Rising Number of Westroads Mall Shootings Impacts Westside Community


Image courtesy of Omaha Scanner’s Twitter

Ambulances parked outside Westroads Shopping Mall after the September shooting.

Two people have died and three others have been injured in shoot-outs at Westroads Shopping Mall, within the past year.

During an altercation in March, a police officer was severely injured after being shot in the head. The suspect was taken into custody after a freeway chase. 

The second shooting this year, in April, occurred after a group of people were cut in the line for Auntie Anne’s Pretzels. The ensuing fight resulted in the death of Trequez Swift and injury of Ja’Keya Veland. 

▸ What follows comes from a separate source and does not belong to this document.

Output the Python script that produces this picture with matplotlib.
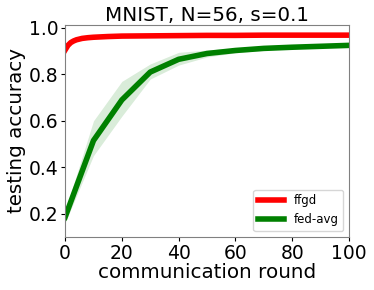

In the most recent shooting, on Sept. 18, Franco Vasquez was killed and his female companion was injured. 

Sophomore Theresa Bochnicek, a frequent mall customer, said that, despite the recent violence, she still regularly goes to the mall. 

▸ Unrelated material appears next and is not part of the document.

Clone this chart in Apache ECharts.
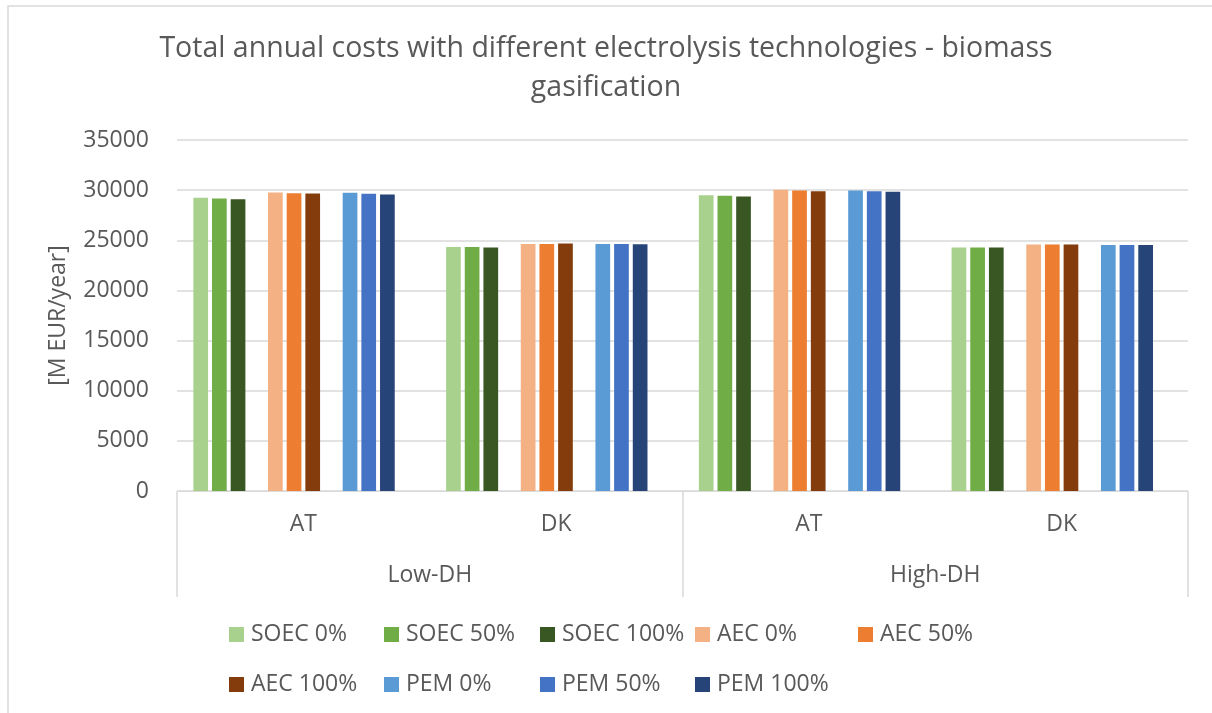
<!DOCTYPE html>
<html>
<head>
<meta charset="utf-8">
<title>Total annual costs - biomass gasification</title>
<script src="https://cdn.jsdelivr.net/npm/echarts@6/dist/echarts.min.js"></script>
<style>
  html, body { margin: 0; padding: 0; background: #ffffff; }
  #chart { width: 1212px; height: 713px; }
</style>
</head>
<body>
<div id="chart"></div>
<script>
// Inner categories (country) and outer categories (district heating level)
const countries = ['AT', 'DK', 'AT', 'DK'];
const dhLevels = ['Low-DH', 'High-DH'];

// Total annual costs [M EUR/year], one value per country/DH column
const soec0   = [29230, 24330, 29500, 24270];
const soec50  = [29170, 24330, 29430, 24270];
const soec100 = [29100, 24270, 29370, 24270];
const aec0    = [29770, 24630, 30030, 24570];
const aec50   = [29700, 24630, 29970, 24570];
const aec100  = [29670, 24670, 29900, 24570];
const pem0    = [29730, 24630, 29970, 24530];
const pem50   = [29630, 24630, 29900, 24530];
const pem100  = [29570, 24600, 29830, 24530];

const yTicks = { min: 0, max: 35000, step: 5000 };

const FONT = '"Open Sans", "Noto Sans", sans-serif';
const TEXT = '#595959';
const LINE = '#D9D9D9';

// Series in drawing order; null entries are spacer columns between technologies
const seriesDefs = [
  { name: 'SOEC 0%',   color: '#A9D18E', data: soec0 },
  { name: 'SOEC 50%',  color: '#70AD47', data: soec50 },
  { name: 'SOEC 100%', color: '#385723', data: soec100 },
  null,
  { name: 'AEC 0%',    color: '#F4B183', data: aec0 },
  { name: 'AEC 50%',   color: '#ED7D31', data: aec50 },
  { name: 'AEC 100%',  color: '#843C0C', data: aec100 },
  null,
  { name: 'PEM 0%',    color: '#5B9BD5', data: pem0 },
  { name: 'PEM 50%',   color: '#4472C4', data: pem50 },
  { name: 'PEM 100%',  color: '#264478', data: pem100 },
  null
];

const series = seriesDefs.map(function (d, i) {
  if (!d) {
    return {
      name: 'spacer' + i, type: 'bar', xAxisIndex: 0,
      data: countries.map(function () { return null; }),
      barWidth: 14.7, barGap: '27%', silent: true
    };
  }
  return {
    name: d.name, type: 'bar', xAxisIndex: 0, data: d.data,
    barWidth: 14.7, barGap: '27%',
    itemStyle: { color: d.color }
  };
});

// Legend laid out as a fixed grid: two rows, equal-width columns
const legendRows = [
  ['SOEC 0%', 'SOEC 50%', 'SOEC 100%', 'AEC 0%', 'AEC 50%'],
  ['AEC 100%', 'PEM 0%', 'PEM 50%', 'PEM 100%']
];
const legendColLeft = [229, 384, 540, 695, 858];
const legendRowTop = [623, 673];

const legends = [];
legendRows.forEach(function (row, r) {
  row.forEach(function (name, c) {
    legends.push({
      data: [name], left: legendColLeft[c], top: legendRowTop[r],
      padding: 0, itemWidth: 15, itemHeight: 15, icon: 'rect',
      selectedMode: false,
      textStyle: { color: TEXT, fontFamily: FONT, fontSize: 23, padding: [0, 0, 0, 2] }
    });
  });
});

const chart = echarts.init(document.getElementById('chart'), null, { renderer: 'canvas' });

chart.setOption({
  animation: false,
  backgroundColor: '#ffffff',
  title: {
    text: 'Total annual costs with different electrolysis technologies - biomass\ngasification',
    left: 'center', top: 24,
    textStyle: { color: TEXT, fontFamily: FONT, fontSize: 28.5, fontWeight: 'normal', lineHeight: 39 }
  },
  legend: legends,
  grid: { left: 177, right: 24, top: 140, bottom: 222, containLabel: false },
  xAxis: [
    {
      type: 'category', data: countries, position: 'bottom',
      axisLine: { show: true, lineStyle: { color: LINE, width: 1 } },
      axisTick: { show: false },
      axisLabel: { color: TEXT, fontFamily: FONT, fontSize: 23, margin: 22 },
      splitLine: { show: false }
    },
    {
      type: 'category', data: dhLevels, position: 'bottom',
      axisLine: { show: false },
      axisTick: { show: true, length: 106, lineStyle: { color: LINE, width: 1.5 } },
      axisLabel: { color: TEXT, fontFamily: FONT, fontSize: 23, margin: 73 },
      splitLine: { show: false }
    }
  ],
  yAxis: {
    type: 'value', min: yTicks.min, max: yTicks.max, interval: yTicks.step,
    name: '[M EUR/year]', nameLocation: 'middle', nameGap: 107, nameRotate: 90,
    nameTextStyle: { color: TEXT, fontFamily: FONT, fontSize: 23 },
    axisLine: { show: false }, axisTick: { show: false },
    axisLabel: {
      color: TEXT, fontFamily: FONT, fontSize: 23, margin: 28,
      formatter: function (v) { return String(v); }
    },
    splitLine: { lineStyle: { color: LINE, width: 1.5 } }
  },
  graphic: [
    {
      type: 'rect', silent: true, z: -1,
      shape: { x: 8, y: 6, width: 1230, height: 730 },
      style: { fill: 'none', stroke: LINE, lineWidth: 1.5 }
    }
  ],
  series: series
});
</script>
</body>
</html>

“It might be kind of dangerous,” Bochnicek said. “But most of the good stores are there so I keep going.”

Regardless of the relaxed attitude of many students, the fact remains that these incidents seem to be on the rise in Omaha. School Resource Officer Jeff Kilgore said that gun violence always increases around this time of year. 

“Gang activity kind of has a shelf life in Omaha,” Kilgore said. “It’s usually when the weather’s nice… the weather’s about ready to turn, so they want to get all their unfinished business in… then in the cold months, everybody goes back to their thing. In other words, these are always retaliation shootings– if a gang shoots another gang. That’s why there’s always an uptick in violence this time of year.” 

Kilgore also said that Westroads was a hotspot for this kind of violence because kids don’t really have another place to hash things out. 

“Kids don’t really have a place to go and it’s a good meeting location,” Kilgore said. “But the violence doesn’t start at Westroads. It’s a carryover from somewhere else in the city, or, you know, two rival gangs happen to meet up there, and that’s where you get your issues.”

To stay safe when at Westroads, or other public places, Kilgore advised students to be vigilant. 

“The best thing to do is obviously let your parents know where you’re at,” Kilgore said. “Have a phone on you, and have it charged up. Go in packs… and if you see trouble, I mean if your ‘spidey-senses’  start telling you that this is probably not a safe place, then just leave.”